The lesson I have learned from all these is to avoid analyzing cointegration relation when either side of a spread involves futures contracts at different points of the forward curve, at least on a time-scale when the shape of that curve might change. (I argued before that XLE, the other side of the spread, can be modeled as an average over the entire forward curve.) Meanwhile, the fund manager of USO would really have done investors a much better favor by getting their hands dirty, leasing some oil storage tanks and buying some real oil assets rather than keeping their hands clean and dealing in futures contracts alone. After all, retail investors like myself can just as easily buy oil futures ourselves, but we can't very well go out and rent an oil tank.

6 comments:

Eric said...

Leasing oil storage tanks does not get you back to the futures price. You have to make a lease payment every month for the tanks, and those rates are not trivial amounts. You take on operations and maintenance expenses. You need to physically procure and transport the crude to the tanks. You are going to encounter basis differentials when you buy and sell the oil. People use futures contracts because they are a more efficient and cheaper means of hedging or taking price exposure than physically holding the commodity.

You can't expect to be long oil, either as a future or physically, with no costs associated. It would be nice if you could be magically long the spot oil price with no costs associated but there is no such instrument. Oil is a physical commodity and has costs associated with its ownership. It is fundamentally different from a bond or share of stock in this regard, you are not going to find a clever way around that other than knowledge of the market and successful active management of your exposure.

Also, you have still not recognized the most glaring flaw in your trade which I have mentioned previously. You have proposed a spread trade between an instrument with a prompt price exposure and a basket of equities with a long dated exposure. There is no theoretical or even logical reason this should be effective.

Ernie Chan said...

Dear Eric,

Thank you for pointing out this issue of operating costs. However, the goal of leasing an oil tank is not to replicate exactly the spot oil price. It is to eliminate the convenience-yield part of the roll-yield. The operating costs associated with owning oil is the same for both sides of the arbitrage trade: the oil companies forming XLE also have to pay the same operating expenses, so this cost cancels out. However, the oil companies are not holding futures contracts, they are holding the physical commodities. Therefore we need to eliminate the convenience yield, which as we saw changed sign over the course of last few years, in order for the arbitrage to work.

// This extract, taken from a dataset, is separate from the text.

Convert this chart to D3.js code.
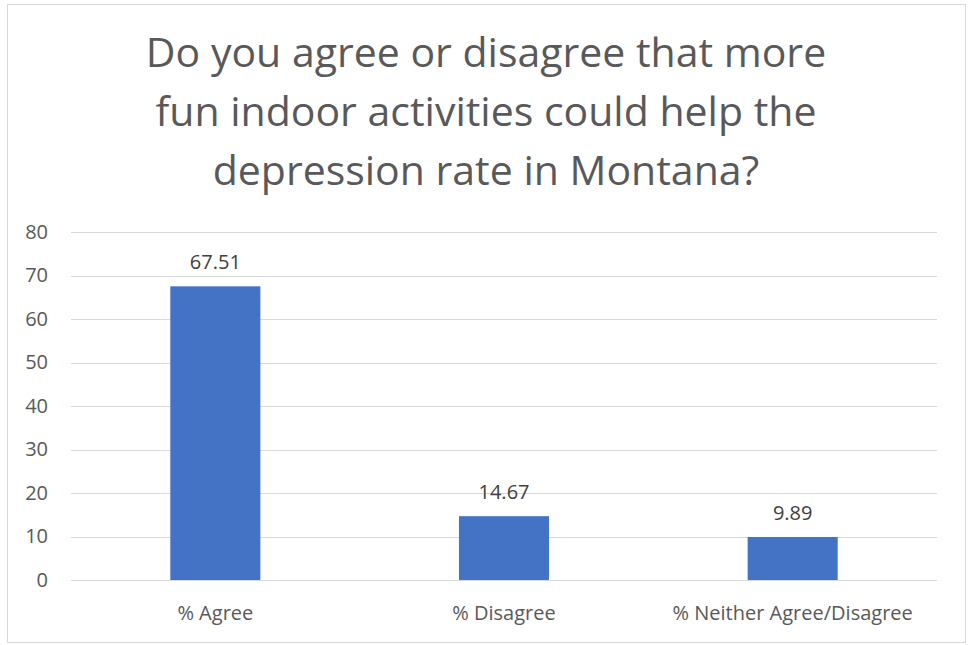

As for your objection to arbitraging between equities generating cash flow from selling commodity and the spot price of the commodity, I argue that the equities can be valued using an average of the forward curve. Once we agree on this, you can then empirically decide whether the average of the forward curve at any point in time cointegrates with the spot price. I believe it does. You can verify this with the other commodity pair GLD-GDX which has cointegrated very well in the out-of-sample period so far. For this pair, retail investors are fortunate that GLD actually holds gold in a vault, not gold futures contract. In the near future, I will also publish the cointegration results between silver and the silver miners as another example of the soundness of this type of arbitrage trade.

Ernie

Paul Teetor said...

Ernie:

Thanks for commenting on my post. I appreciate your insights.

I never used USO in this spread. Rather, I only used CL futures, QM futures, and COIL futures (the ICE Brent contract). I avoided USO for the reason you mention -- but also because the leverage is so lousy for stocks.

Eric: Your point regarding time-frame is interesting. I did not trade with those time-frames in mind. Rather, I looked for a short-term divergence between the market's perception of oil prices and its perception of oil-related stocks. They usually move together. When they diverge, one can trade the mean reversion.

One final observation: You can improve the power of this trade by monitoring a relative-value measure of crude oil. I measure crude's value versus its distillate products (gasoline and heating oil) to find over- and under-pricing. For example, when crude is relatively overpriced compared to its distillates; and the XLE basket is relatively underpriced compared to crude, as indicated by the Z score, then the spread trade is especially advantageous.

Ernie Chan said...

Dear Paul,

Thank you for your additional insights. Concerning your point of using CL contracts instead of USO, I believe the effect of negative roll-yield on both is the same.

Ernie

Paul Teetor said...

Ernie:

Yes, the CL could suffer the same problem. At the risk of talking out of both sides of my mouth, I will point out that the half-life of the spread is relatively short, so any actual trade would be short lived and not suffer much from negative roll. As a practical matter, my spread trades lasted much less than two months, for example.

I cannot speak to the effect of negative roll on your cointegration analysis. I can only speak to its effect -- or lack of effect -- on the pragmatics of the trade.

Anonymous said...

XLE-USO spread provides excellent trading opportunities. From 12/18/2006-10/09/2007, my trading model generated 10 trades: 8 win, 2 loss (80% win rate), Cumulative win return 44.69%, cumulative loss return -1.88%, net cumulative returns: 42.81%. I'm quite satisfied with this pair. Thanks.